The spirit of the group survived, though, and between that night and game day, social media was flooded with insults hurled at the opposing school and its members. “[Expletive] South” was a favorite of our own student body.

All of the bitter rivalry would not be contained on the Internet, as it turned out, and the two sides continued to antagonize each other on game day. Principal Paul Pryma looked at first nonplussed and then pretty obviously upset as our student section started chanting its two-word mantra, transposed rather unfortunately from so many statuses and hashtags into actual verbal speech.

It’s likely that no one from South was really all that hurt by the chants—that is, if they could even hear them from across the field. It’s also true that one can hear far more offensive things just walking down the hallway, and that the same kind of stuff was certainly directed back at us.
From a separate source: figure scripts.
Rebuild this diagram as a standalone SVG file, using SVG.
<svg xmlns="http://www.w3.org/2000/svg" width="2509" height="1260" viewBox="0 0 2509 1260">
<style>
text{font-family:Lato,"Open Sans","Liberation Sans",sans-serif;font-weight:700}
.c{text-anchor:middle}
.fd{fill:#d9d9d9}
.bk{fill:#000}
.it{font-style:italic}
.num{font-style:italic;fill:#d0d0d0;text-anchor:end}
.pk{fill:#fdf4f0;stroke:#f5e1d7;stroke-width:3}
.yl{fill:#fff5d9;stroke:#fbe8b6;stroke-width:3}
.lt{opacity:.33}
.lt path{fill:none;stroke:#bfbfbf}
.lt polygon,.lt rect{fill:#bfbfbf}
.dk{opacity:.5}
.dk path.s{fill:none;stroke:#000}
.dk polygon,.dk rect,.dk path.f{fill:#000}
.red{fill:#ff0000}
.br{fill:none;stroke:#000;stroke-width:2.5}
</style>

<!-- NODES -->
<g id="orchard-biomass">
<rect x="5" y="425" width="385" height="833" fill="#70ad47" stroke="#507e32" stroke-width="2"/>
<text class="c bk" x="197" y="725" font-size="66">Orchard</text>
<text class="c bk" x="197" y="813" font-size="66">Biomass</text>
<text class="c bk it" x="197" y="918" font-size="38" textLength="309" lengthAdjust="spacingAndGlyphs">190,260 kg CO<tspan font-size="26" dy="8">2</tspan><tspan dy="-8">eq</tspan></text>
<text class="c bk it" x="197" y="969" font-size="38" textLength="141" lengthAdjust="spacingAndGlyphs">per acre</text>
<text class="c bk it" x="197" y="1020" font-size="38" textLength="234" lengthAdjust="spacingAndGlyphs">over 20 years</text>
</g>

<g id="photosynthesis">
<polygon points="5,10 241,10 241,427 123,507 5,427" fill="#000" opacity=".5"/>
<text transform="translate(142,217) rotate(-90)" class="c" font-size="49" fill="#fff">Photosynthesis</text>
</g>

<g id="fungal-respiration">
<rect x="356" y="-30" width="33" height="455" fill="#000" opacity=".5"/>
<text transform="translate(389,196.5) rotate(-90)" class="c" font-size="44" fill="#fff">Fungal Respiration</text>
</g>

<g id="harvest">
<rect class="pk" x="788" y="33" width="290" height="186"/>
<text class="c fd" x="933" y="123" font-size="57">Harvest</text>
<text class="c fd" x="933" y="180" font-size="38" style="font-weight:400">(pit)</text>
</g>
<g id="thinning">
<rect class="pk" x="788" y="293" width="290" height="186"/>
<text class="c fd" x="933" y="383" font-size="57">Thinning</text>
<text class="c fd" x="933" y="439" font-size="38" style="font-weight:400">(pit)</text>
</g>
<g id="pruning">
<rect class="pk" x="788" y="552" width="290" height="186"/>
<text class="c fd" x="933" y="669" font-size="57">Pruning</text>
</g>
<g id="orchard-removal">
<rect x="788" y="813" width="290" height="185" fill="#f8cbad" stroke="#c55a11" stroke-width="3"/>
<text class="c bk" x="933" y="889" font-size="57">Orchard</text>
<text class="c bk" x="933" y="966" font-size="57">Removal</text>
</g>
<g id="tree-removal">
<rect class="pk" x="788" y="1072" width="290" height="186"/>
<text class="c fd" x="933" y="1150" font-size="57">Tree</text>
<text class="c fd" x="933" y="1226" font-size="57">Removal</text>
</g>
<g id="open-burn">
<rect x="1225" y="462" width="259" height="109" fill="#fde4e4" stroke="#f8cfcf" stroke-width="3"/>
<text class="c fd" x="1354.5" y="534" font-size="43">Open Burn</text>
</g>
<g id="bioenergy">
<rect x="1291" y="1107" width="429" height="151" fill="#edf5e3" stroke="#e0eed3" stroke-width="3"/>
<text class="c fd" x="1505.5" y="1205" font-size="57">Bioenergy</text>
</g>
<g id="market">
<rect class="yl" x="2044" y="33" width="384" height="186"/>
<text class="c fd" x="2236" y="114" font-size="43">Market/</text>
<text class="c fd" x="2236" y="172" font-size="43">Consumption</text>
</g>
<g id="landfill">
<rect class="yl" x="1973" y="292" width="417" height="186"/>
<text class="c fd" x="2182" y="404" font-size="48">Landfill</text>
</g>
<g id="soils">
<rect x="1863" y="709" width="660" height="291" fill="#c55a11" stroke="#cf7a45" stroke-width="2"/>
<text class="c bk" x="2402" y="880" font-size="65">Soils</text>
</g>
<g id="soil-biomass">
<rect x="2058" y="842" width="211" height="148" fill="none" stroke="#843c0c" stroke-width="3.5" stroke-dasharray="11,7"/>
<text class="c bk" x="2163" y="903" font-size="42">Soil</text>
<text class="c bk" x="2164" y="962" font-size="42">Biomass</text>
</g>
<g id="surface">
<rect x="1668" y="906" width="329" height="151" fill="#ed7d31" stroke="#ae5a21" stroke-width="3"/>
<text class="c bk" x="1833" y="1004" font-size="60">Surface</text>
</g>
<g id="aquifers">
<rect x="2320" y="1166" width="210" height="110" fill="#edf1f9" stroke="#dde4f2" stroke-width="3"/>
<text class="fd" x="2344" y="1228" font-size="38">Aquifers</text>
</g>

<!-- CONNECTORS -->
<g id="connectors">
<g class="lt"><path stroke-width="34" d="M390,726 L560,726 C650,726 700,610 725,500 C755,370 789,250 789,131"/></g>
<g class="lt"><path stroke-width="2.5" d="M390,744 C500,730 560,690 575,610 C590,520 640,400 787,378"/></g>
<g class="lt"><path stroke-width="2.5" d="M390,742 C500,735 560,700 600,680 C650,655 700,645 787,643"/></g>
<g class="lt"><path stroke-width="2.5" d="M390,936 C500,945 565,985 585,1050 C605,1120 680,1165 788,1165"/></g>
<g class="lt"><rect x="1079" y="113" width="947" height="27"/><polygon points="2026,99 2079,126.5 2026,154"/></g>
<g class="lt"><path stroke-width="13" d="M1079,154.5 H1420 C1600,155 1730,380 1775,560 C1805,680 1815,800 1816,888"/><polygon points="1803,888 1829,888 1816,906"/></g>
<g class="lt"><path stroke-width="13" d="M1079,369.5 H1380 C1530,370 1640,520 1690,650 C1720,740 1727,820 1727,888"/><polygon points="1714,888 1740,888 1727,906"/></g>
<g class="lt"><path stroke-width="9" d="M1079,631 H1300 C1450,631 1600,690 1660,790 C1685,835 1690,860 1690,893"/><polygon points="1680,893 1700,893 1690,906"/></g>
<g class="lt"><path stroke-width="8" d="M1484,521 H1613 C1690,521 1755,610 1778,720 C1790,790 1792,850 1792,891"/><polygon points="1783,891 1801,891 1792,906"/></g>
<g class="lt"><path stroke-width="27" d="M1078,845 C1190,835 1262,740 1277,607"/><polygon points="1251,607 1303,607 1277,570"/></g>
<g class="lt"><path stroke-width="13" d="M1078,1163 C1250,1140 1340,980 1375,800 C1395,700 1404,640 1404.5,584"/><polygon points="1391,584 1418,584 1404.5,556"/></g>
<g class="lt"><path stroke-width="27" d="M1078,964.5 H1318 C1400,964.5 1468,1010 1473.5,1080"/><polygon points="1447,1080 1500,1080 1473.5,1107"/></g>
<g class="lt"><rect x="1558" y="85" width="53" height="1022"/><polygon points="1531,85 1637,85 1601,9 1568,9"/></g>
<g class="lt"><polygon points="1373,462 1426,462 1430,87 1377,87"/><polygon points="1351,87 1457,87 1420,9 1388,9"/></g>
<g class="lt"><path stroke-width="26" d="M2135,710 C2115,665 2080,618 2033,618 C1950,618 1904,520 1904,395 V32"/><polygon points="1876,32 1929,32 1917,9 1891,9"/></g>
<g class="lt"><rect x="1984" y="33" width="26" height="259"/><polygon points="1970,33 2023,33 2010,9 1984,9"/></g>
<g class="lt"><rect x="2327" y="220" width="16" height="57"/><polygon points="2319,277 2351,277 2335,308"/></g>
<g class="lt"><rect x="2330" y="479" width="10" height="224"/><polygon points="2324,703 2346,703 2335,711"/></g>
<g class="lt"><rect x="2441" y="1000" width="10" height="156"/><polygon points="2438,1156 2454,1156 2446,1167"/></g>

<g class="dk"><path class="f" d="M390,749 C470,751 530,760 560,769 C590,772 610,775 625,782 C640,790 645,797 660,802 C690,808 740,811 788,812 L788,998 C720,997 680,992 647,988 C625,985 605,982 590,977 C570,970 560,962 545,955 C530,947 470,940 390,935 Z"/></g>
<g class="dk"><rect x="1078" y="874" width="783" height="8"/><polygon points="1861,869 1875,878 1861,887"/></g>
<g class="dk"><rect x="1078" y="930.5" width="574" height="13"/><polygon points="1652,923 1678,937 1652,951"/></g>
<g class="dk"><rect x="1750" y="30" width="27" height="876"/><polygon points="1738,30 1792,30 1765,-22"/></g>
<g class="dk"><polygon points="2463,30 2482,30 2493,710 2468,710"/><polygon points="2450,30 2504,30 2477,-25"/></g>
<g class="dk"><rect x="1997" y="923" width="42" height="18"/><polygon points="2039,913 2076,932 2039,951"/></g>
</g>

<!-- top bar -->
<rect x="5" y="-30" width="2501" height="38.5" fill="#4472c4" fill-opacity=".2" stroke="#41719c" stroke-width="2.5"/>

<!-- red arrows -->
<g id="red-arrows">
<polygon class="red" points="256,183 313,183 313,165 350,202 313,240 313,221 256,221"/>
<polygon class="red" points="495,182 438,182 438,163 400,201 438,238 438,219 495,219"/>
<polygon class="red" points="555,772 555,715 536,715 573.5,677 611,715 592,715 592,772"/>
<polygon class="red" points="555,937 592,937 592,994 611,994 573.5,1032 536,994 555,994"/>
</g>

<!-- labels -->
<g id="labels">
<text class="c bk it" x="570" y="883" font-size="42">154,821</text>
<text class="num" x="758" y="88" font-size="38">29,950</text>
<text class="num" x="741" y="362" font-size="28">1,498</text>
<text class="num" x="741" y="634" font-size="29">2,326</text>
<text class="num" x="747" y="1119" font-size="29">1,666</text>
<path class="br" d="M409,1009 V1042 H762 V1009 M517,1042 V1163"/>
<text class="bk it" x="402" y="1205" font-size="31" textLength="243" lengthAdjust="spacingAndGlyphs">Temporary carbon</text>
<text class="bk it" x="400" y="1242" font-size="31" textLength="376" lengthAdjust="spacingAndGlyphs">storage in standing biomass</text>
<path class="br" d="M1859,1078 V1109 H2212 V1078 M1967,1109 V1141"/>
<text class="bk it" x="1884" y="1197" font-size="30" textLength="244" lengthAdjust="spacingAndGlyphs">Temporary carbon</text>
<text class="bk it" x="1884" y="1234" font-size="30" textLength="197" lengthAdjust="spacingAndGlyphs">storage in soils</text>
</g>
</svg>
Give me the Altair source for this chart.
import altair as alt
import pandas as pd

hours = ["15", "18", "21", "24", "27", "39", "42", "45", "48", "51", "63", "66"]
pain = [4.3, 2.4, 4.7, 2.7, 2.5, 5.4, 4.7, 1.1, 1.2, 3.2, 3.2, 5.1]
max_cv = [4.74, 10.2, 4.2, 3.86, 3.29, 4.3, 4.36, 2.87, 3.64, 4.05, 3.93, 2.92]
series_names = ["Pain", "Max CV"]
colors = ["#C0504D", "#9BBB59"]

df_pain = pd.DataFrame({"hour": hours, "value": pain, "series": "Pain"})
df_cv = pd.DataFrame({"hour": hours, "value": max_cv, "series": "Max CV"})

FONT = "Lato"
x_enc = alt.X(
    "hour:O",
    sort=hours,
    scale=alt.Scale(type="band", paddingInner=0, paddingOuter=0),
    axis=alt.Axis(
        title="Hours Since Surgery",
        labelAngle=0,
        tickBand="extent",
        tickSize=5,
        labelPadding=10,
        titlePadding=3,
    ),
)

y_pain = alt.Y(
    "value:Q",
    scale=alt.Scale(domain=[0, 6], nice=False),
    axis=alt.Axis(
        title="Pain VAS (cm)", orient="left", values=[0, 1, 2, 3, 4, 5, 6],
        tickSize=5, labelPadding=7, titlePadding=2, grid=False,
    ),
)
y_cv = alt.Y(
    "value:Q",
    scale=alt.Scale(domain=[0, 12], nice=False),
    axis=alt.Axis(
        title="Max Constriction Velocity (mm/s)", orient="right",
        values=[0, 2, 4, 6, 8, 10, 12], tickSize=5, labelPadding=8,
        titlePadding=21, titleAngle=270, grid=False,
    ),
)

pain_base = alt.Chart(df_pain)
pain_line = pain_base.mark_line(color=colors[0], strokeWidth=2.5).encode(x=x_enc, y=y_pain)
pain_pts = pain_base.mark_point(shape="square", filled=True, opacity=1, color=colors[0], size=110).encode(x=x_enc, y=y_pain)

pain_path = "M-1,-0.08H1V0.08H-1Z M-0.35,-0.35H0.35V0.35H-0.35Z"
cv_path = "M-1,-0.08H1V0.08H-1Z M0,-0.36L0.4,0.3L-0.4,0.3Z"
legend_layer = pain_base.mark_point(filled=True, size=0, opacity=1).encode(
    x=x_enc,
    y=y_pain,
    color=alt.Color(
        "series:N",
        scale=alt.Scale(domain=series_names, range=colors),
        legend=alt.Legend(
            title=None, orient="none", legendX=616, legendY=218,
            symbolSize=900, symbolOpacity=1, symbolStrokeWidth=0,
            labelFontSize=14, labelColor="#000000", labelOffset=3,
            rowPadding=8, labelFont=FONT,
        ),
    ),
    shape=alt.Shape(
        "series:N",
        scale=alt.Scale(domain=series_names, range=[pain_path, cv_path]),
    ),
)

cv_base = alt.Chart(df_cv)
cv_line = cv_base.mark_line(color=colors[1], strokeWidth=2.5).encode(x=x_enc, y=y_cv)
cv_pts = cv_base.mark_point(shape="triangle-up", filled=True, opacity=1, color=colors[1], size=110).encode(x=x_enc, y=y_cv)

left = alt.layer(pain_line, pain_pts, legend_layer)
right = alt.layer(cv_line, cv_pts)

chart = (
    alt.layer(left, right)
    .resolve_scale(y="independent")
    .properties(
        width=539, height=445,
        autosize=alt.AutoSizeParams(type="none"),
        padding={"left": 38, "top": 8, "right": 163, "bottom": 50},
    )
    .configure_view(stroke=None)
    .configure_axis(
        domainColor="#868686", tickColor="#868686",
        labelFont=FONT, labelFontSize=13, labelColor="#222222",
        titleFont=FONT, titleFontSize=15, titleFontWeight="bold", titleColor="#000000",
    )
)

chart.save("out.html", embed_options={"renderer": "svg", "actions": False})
Stop for a second, though, and consider what might be not-quite-right about this picture. Fans packed the stands wearing jerseys with the numbers and names of their fallen friends and classmates. Wrist upon wrist could be seen sporting a Compassion It bracelet. Oh, and a crowd of teenagers yelled the f-word at GBS in unison.

The fact is that what should have been a wholly positive experience was marred by the introduction of speech that, regardless of intent, was angry, hateful and very patently negative. All of this in spite of the ideal of compassion that we had supposedly joined together to support as a school. Your hypocrisy is showing, Spartans. And it’s not flattering.

So, fine, remember the field-storming as a highlight of your time at Glenbrook North. Remember jumping up and down at the 50-yard line, together as one with your school. But the part where it was unclear if that uniting was an expression of love for our community or hatred for another? Let’s see if we can forget that.